11.4.5 Alternatives to Exclusive Locks

  • Concurrency-friendly means of managing shared state:
    • using the concurrent collections, read-write locks, immutable objects and atomic variables.
  • ReadWriteLock enforces a multiple-reader, single-writer locking discipling.
  • Atomic variables reduces the cost of updating "hot fields".
    • such as statistics counters, sequence generators, or the reference to the first node in a linked data structure.

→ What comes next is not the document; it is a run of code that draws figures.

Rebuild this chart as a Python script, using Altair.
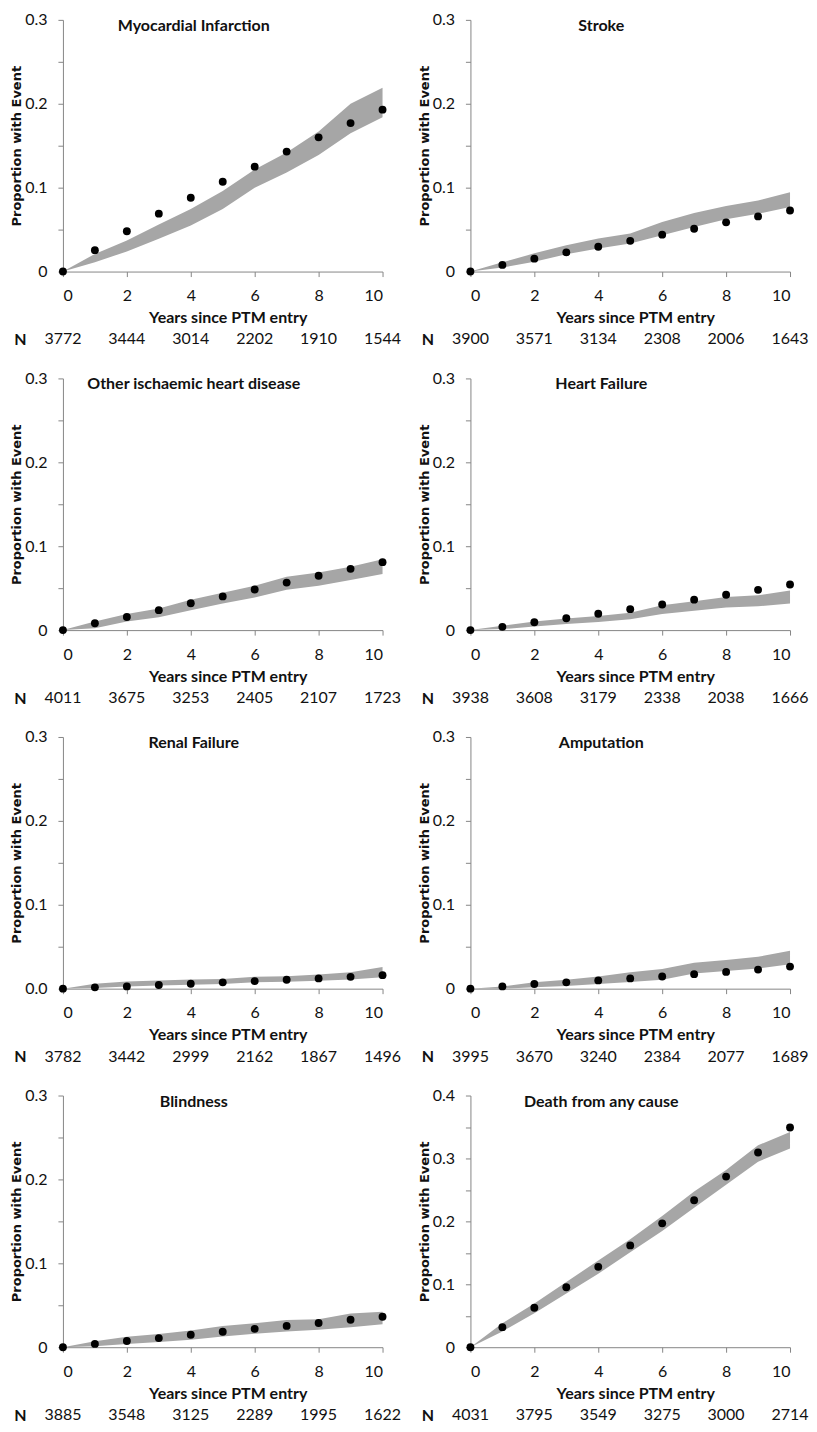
import altair as alt
import pandas as pd

YEARS = [0, 1, 2, 3, 4, 5, 6, 7, 8, 9, 10]
N_YEARS = [0, 2, 4, 6, 8, 10]

TITLES = ["Myocardial Infarction", "Stroke", "Other ischaemic heart disease", "Heart Failure",
          "Renal Failure", "Amputation", "Blindness", "Death from any cause"]

mi_est = [0, 0.0255, 0.048, 0.069, 0.088, 0.107, 0.125, 0.143, 0.160, 0.177, 0.193]
mi_hi = [0, 0.021, 0.037, 0.056, 0.0745, 0.096, 0.1215, 0.142, 0.167, 0.200, 0.219]
mi_lo = [0, 0.011, 0.024, 0.039, 0.055, 0.0745, 0.100, 0.118, 0.139, 0.165, 0.184]
mi_n = [3772, 3444, 3014, 2202, 1910, 1544]

st_est = [0, 0.0079, 0.0154, 0.0228, 0.0295, 0.0366, 0.044, 0.051, 0.0587, 0.0657, 0.0728]
st_hi = [0, 0.011, 0.0217, 0.0315, 0.0394, 0.0453, 0.059, 0.0697, 0.078, 0.0846, 0.0945]
st_lo = [0, 0.0047, 0.0118, 0.0205, 0.0276, 0.0335, 0.0433, 0.053, 0.0622, 0.0689, 0.0768]
st_n = [3900, 3571, 3134, 2308, 2006, 1643]

ih_est = [0, 0.0082, 0.0156, 0.0238, 0.032, 0.0402, 0.0484, 0.0566, 0.0648, 0.073, 0.081]
ih_hi = [0, 0.0102, 0.0191, 0.0258, 0.0363, 0.0445, 0.053, 0.0637, 0.0688, 0.0754, 0.0844]
ih_lo = [0, 0.0023, 0.0102, 0.0152, 0.0238, 0.0316, 0.039, 0.048, 0.053, 0.0598, 0.0668]
ih_n = [4011, 3675, 3253, 2405, 2107, 1723]

hf_est = [0, 0.0039, 0.0094, 0.0141, 0.0195, 0.025, 0.0305, 0.0363, 0.0422, 0.048, 0.0543]
hf_hi = [0, 0.0051, 0.0102, 0.0137, 0.0168, 0.0207, 0.0297, 0.0344, 0.0395, 0.0414, 0.0473]
hf_lo = [0, 0.0012, 0.0043, 0.0074, 0.0098, 0.0129, 0.0191, 0.023, 0.027, 0.0285, 0.0316]
hf_n = [3938, 3608, 3179, 2338, 2038, 1666]

rf_est = [0, 0.0016, 0.0027, 0.0043, 0.0059, 0.0075, 0.009, 0.0106, 0.0122, 0.0141, 0.0161]
rf_hi = [0, 0.0059, 0.0086, 0.0098, 0.011, 0.0114, 0.0141, 0.0149, 0.0169, 0.0196, 0.0259]
rf_lo = [0, 0.0008, 0.0027, 0.0039, 0.0047, 0.0055, 0.0075, 0.0082, 0.0094, 0.011, 0.0137]
rf_n = [3782, 3442, 2999, 2162, 1867, 1496]

am_est = [0, 0.0027, 0.0055, 0.0075, 0.0098, 0.0122, 0.0145, 0.0173, 0.02, 0.0227, 0.0263]
am_hi = [0, 0.0027, 0.0075, 0.0106, 0.0145, 0.0196, 0.0235, 0.031, 0.0341, 0.038, 0.0451]
am_lo = [0, 0.0, 0.0016, 0.0031, 0.0055, 0.0078, 0.0106, 0.018, 0.021, 0.024, 0.029]
am_n = [3995, 3670, 3240, 2384, 2077, 1689]

bl_est = [0, 0.0039, 0.0074, 0.0109, 0.0148, 0.0184, 0.0219, 0.0254, 0.0289, 0.0328, 0.0363]
bl_hi = [0, 0.007, 0.0125, 0.0156, 0.0199, 0.0254, 0.0285, 0.0324, 0.0332, 0.0402, 0.0422]
bl_lo = [0, 0.0012, 0.0039, 0.0063, 0.009, 0.0129, 0.016, 0.0188, 0.0207, 0.0238, 0.0273]
bl_n = [3885, 3548, 3125, 2289, 1995, 1622]

de_est = [0, 0.0319, 0.0628, 0.0953, 0.1277, 0.1618, 0.1969, 0.2335, 0.2712, 0.3094, 0.3492]
de_hi = [0, 0.0382, 0.0696, 0.1037, 0.1377, 0.1717, 0.2084, 0.2476, 0.2817, 0.3209, 0.342]
de_lo = [0, 0.0251, 0.0539, 0.0853, 0.1168, 0.1508, 0.1848, 0.2215, 0.2581, 0.2948, 0.316]
de_n = [4031, 3795, 3549, 3275, 3000, 2714]

SERIES = [
    (mi_est, mi_lo, mi_hi, mi_n, 0.3, "0"),
    (st_est, st_lo, st_hi, st_n, 0.3, "0"),
    (ih_est, ih_lo, ih_hi, ih_n, 0.3, "0"),
    (hf_est, hf_lo, hf_hi, hf_n, 0.3, "0"),
    (rf_est, rf_lo, rf_hi, rf_n, 0.3, "0.0"),
    (am_est, am_lo, am_hi, am_n, 0.3, "0"),
    (bl_est, bl_lo, bl_hi, bl_n, 0.3, "0"),
    (de_est, de_lo, de_hi, de_n, 0.4, "0"),
]

W, H = 320, 252
FONT = "Lato"
GREY = "#A6A6A6"
AXIS_GREY = "#868686"
EXT = 38


def panel(title, est, lo, hi, ns, ymax, zero):
    df = pd.DataFrame({"year": YEARS, "est": est, "lo": lo, "hi": hi})
    xs = alt.Scale(domain=[0, 10], nice=False, zero=False)
    ys = alt.Scale(domain=[0, ymax], nice=False)
    nt = int(round(ymax / 0.05))
    yvals = [round(0.05 * i, 2) for i in range(nt + 1)]
    xaxis = alt.Axis(values=N_YEARS, title="Years since PTM entry", grid=False,
                     tickSize=5, labelPadding=11, titlePadding=6, titleX=165,
                     labelFont=FONT, labelFontSize=16, labelColor="#111",
                     titleFont=FONT, titleFontSize=16, titleFontWeight="bold", titleColor="#111",
                     domainColor=AXIS_GREY, tickColor=AXIS_GREY)
    yaxis = alt.Axis(values=yvals, title="Proportion with Event", grid=False,
                     labelExpr="(round(datum.value*100) % 10 == 0) ? (datum.value == 0 ? '" + zero +
                               "' : format(datum.value, '.1f')) : ''",
                     tickSize=5, labelPadding=11, titlePadding=1,
                     minExtent=EXT, maxExtent=EXT,
                     labelFont=FONT, labelFontSize=16, labelColor="#111",
                     titleFont="DejaVu Sans", titleFontSize=13, titleFontWeight="bold", titleColor="#111",
                     domainColor=AXIS_GREY, tickColor=AXIS_GREY)
    band = alt.Chart(df).mark_area(color=GREY, opacity=1).encode(
        x=alt.X("year:Q", scale=xs, axis=xaxis),
        y=alt.Y("lo:Q", scale=ys, axis=yaxis),
        y2="hi:Q",
    )
    dots = alt.Chart(df).mark_circle(color="black", opacity=1, size=62).encode(
        x=alt.X("year:Q", scale=xs, axis=xaxis),
        y=alt.Y("est:Q", scale=ys, axis=yaxis),
    )
    head = alt.Chart(pd.DataFrame({"t": [title]})).mark_text(
        font=FONT, fontSize=16, fontWeight="bold", color="#111", align="center", baseline="middle"
    ).encode(text="t:N", x=alt.value(131), y=alt.value(6))
    plot = alt.layer(band, dots, head).properties(width=W, height=H)
    ndf = pd.DataFrame({"year": N_YEARS, "n": [str(v) for v in ns], "lab": ["N"] * len(ns)})
    nrow = alt.Chart(ndf).mark_text(font=FONT, fontSize=16, color="#111").encode(
        x=alt.X("year:Q", scale=alt.Scale(domain=[0, 10], nice=False), axis=None),
        y=alt.Y("lab:N", axis=alt.Axis(title=" ", titleFont="DejaVu Sans", titleFontSize=13,
                                        titlePadding=1, domain=False, ticks=False, labelPadding=37,
                                        minExtent=EXT, maxExtent=EXT,
                                        labelFont=FONT, labelFontSize=16, labelFontWeight="bold",
                                        labelColor="#111")),
        text="n:N",
    ).properties(width=W, height=16)
    return alt.vconcat(plot, nrow, spacing=6)


panels = [panel(t, *s) for t, s in zip(TITLES, SERIES)]
rows = [alt.hconcat(panels[i], panels[i + 1], spacing=17) for i in range(0, 8, 2)]
chart = alt.vconcat(*rows, spacing=23).properties(
    padding={"left": 3, "top": 3, "right": 0, "bottom": 0}
).configure_view(stroke=None)

chart.save("out.html", embed_options={"renderer": "svg", "actions": False})
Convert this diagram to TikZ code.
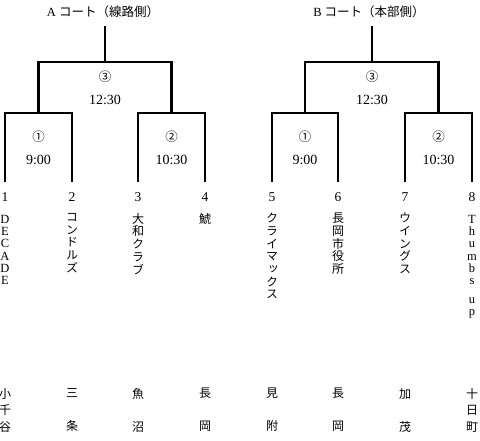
\documentclass[tikz,border=0pt]{standalone}
\usepackage{fontspec}
\setmainfont{Liberation Serif}
\newfontfamily\jp{Noto Sans CJK JP}
\newfontfamily\jpv[RawFeature=+vert]{Noto Sans CJK JP}
\begin{document}
\begin{tikzpicture}[x=1pt,y=-1pt,
  br/.style={line width=2.8pt},
  ttl/.style={font=\fontsize{12.5}{12}\selectfont, inner sep=0pt},
  circ/.style={font=\jp\fontsize{12.5}{12}\selectfont, inner sep=0pt},
  tim/.style={font=\fontsize{14}{12}\selectfont, inner sep=0pt},
  num/.style={font=\fontsize{13.5}{12}\selectfont, inner sep=0pt},
  team/.style={anchor=north, align=center, inner sep=0pt, font=\fontsize{12.5}{12.3}\selectfont},
  teamj/.style={anchor=north, align=center, inner sep=0pt, font=\jpv\fontsize{12}{12.7}\selectfont},
  city/.style={anchor=north, align=center, inner sep=0pt, font=\jp\fontsize{12}{16.5}\selectfont}]
\useasboundingbox (0,0) rectangle (480,440);

% titles
\node[ttl] (tA) at (103,12) {A {\jp コート（線路側）}};
\node[ttl] (tB) at (369,12) {B {\jp コート（本部側）}};

% coordinates of bracket
\foreach \i/\x in {1/5,2/72,3/138,4/205,5/272,6/338,7/405,8/472}{
  \coordinate (b\i) at (\x,182);
}
\coordinate (j1) at (38.5,113);
\coordinate (j2) at (171.5,113);
\coordinate (j3) at (305,113);
\coordinate (j4) at (438.5,113);
\coordinate (kA) at (105,62);
\coordinate (kB) at (372,62);
\coordinate (rA) at (105,26);
\coordinate (rB) at (372,26);

\draw[br] (b1) |- (j1) -| (b2);
\draw[br] (b3) |- (j2) -| (b4);
\draw[br] (b5) |- (j3) -| (b6);
\draw[br] (b7) |- (j4) -| (b8);
\draw[br] (j1) |- (kA) -| (j2);
\draw[br] (j3) |- (kB) -| (j4);
\draw[br] (kA) -- (rA);
\draw[br] (kB) -- (rB);

% match labels
\node[circ] (m3A) at (105,77) {③};
\node[tim] (t3A) at (105,99.5) {12:30};
\node[circ] (m1A) at (38.5,137) {①};
\node[tim] (t1A) at (38.5,160) {9:00};
\node[circ] (m2A) at (171.5,137) {②};
\node[tim] (t2A) at (171.5,160) {10:30};
\node[circ] (m3B) at (372,77) {③};
\node[tim] (t3B) at (372,99.5) {12:30};
\node[circ] (m1B) at (305,137) {①};
\node[tim] (t1B) at (305,160) {9:00};
\node[circ] (m2B) at (438.5,137) {②};
\node[tim] (t2B) at (438.5,160) {10:30};

% seed numbers
\foreach \i/\x in {1/5,2/72,3/138,4/205,5/272,6/338,7/405,8/472}{
  \node[num] (n\i) at (\x,197) {\i};
}

% team names
\node[team] (e1) at (5,215) {D\\E\\C\\A\\D\\E};
\node[teamj] (e2) at (72,213) {コ\\ン\\ド\\ル\\ズ};
\node[teamj] (e3) at (138,213) {大\\和\\ク\\ラ\\ブ};
\node[teamj] (e4) at (205,213) {鯱};
\node[teamj] (e5) at (272,213) {ク\\ラ\\イ\\マ\\ッ\\ク\\ス};
\node[teamj] (e6) at (338,213) {長\\岡\\市\\役\\所};
\node[teamj] (e7) at (405,213) {ウ\\イ\\ン\\グ\\ス};
\node[team] (e8) at (472,215) {T\\h\\u\\m\\b\\s\\[6pt]u\\p};

% cities
\node[city] (c1) at (5,388) {小\\千\\谷};
\node[city] (c2) at (72,388) {三\\~\\条};
\node[city] (c3) at (138,388) {魚\\~\\沼};
\node[city] (c4) at (205,388) {長\\~\\岡};
\node[city] (c5) at (272,388) {見\\~\\附};
\node[city] (c6) at (338,388) {長\\~\\岡};
\node[city] (c7) at (405,388) {加\\~\\茂};
\node[city] (c8) at (472,388) {十\\日\\町};
\end{tikzpicture}
\end{document}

11.4.6 Monitoring CPU Utilization

  • Goal => keep the processors fully utilized.
  • Insufficient load.
    • You can test by increasing the load and measuring changes in utilization, response time, or service time.
  • I/O-bound.
    • You can determine whether an application is disk-bound using iostat or perfmon, and whether is bandwidth-limited by monitoring traffic levels on your network.
  • Externally bound.
    • You can test by using a profiler or database administration tools to determine how much time is being spent waiting for answers from the external service.
  • Lock contention.
    • Profiling tools can tell you how much lock contention your application is experiencing and which locks are "hot".
  • If CPU sufficiently hot, you can use monitoring tools to infer whether it would benefit from additional CPUs.

11.4.7 Just Say No to Object Pooling

  • Allocating objects is usually cheaper than synchronizing.
    • Request an object from a pool => some synchronization is necessary to coordinate access to the pool data structure => potential to block.

11.5 Example: Comparing Map Performance

  • Once contention becomes significant, time per operation is dominated by context switch and scheduling delays, and adding more threads has little effect on throughput.

ch11fig03

11.6 Reducing Context Switch Overhead

  • Logging blocks server application.
    • logging service time := I/O streaming time + blocking time.
    • multiple threads logging simultaneously => contention for the output stream lock => threads blocked and switched out.
    • longer request service time => more lock contention => undesirable.
    • Moving the I/O out of the request-processing thread => shorten the mean service time for request processing, although introduced the possibility of contention for the messaging queue.